Barbara Mertz is beloved as `Elizabeth Peters' and `Barbara Michaels'. She dreamed up the most compelling stories, series, and crafted them extremely well. Even when I thought the openers to "Vicky Bliss" and "Amelia Peabody" could hit the crux more quickly, their essential dynamics were enough to know I would be a fan. It has boded well that I'm no reader who stops at 100 pages, or an opening book. "Crocodile On The Sandbank" sat at a three-star plateau but "The Curse Of The Pharaohs", 1981, marched up to five. I loved it all the way along.

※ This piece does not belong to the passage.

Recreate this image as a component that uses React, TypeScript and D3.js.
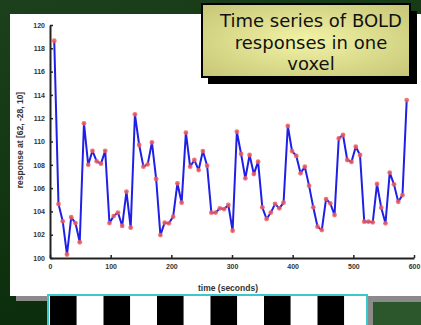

The introductory novel impressed me instantly with eloquent wit but stagnated. Above all, I found the villain and motive lame. Evelyn told a unique story but both romances occurred too late to uplift the story. Emerson was sour, which turns around in volume II. If he is terse, it is coupled with such humour that we don't mind; such as the admission that household staff who last a week, think nothing of him. Most often, he is presented as a courteous spouse who merely communicates as boldly as Amelia. Sweet nicknames make them a believable couple and we are additionally able to visualize them as parents. Their toddler, Walter `Ramses' is unconventional; with genius aptitude for speech, reading, and archaeology. They willingly put him first, because he is too young for Egypt but Emerson's ex-colleague seeks them after her husband died.
We reunite with some of the same workmen in Egypt and new personalities are worth meeting indeed! This time, there is a Baskerville manor with luxuries of home, allowing them to wash everyday and eat comfortably. As a reader recalling their previous sleeping bags inside empty tombs; I felt at ease on their behalf! Intrigue kept apace and there were interesting twists.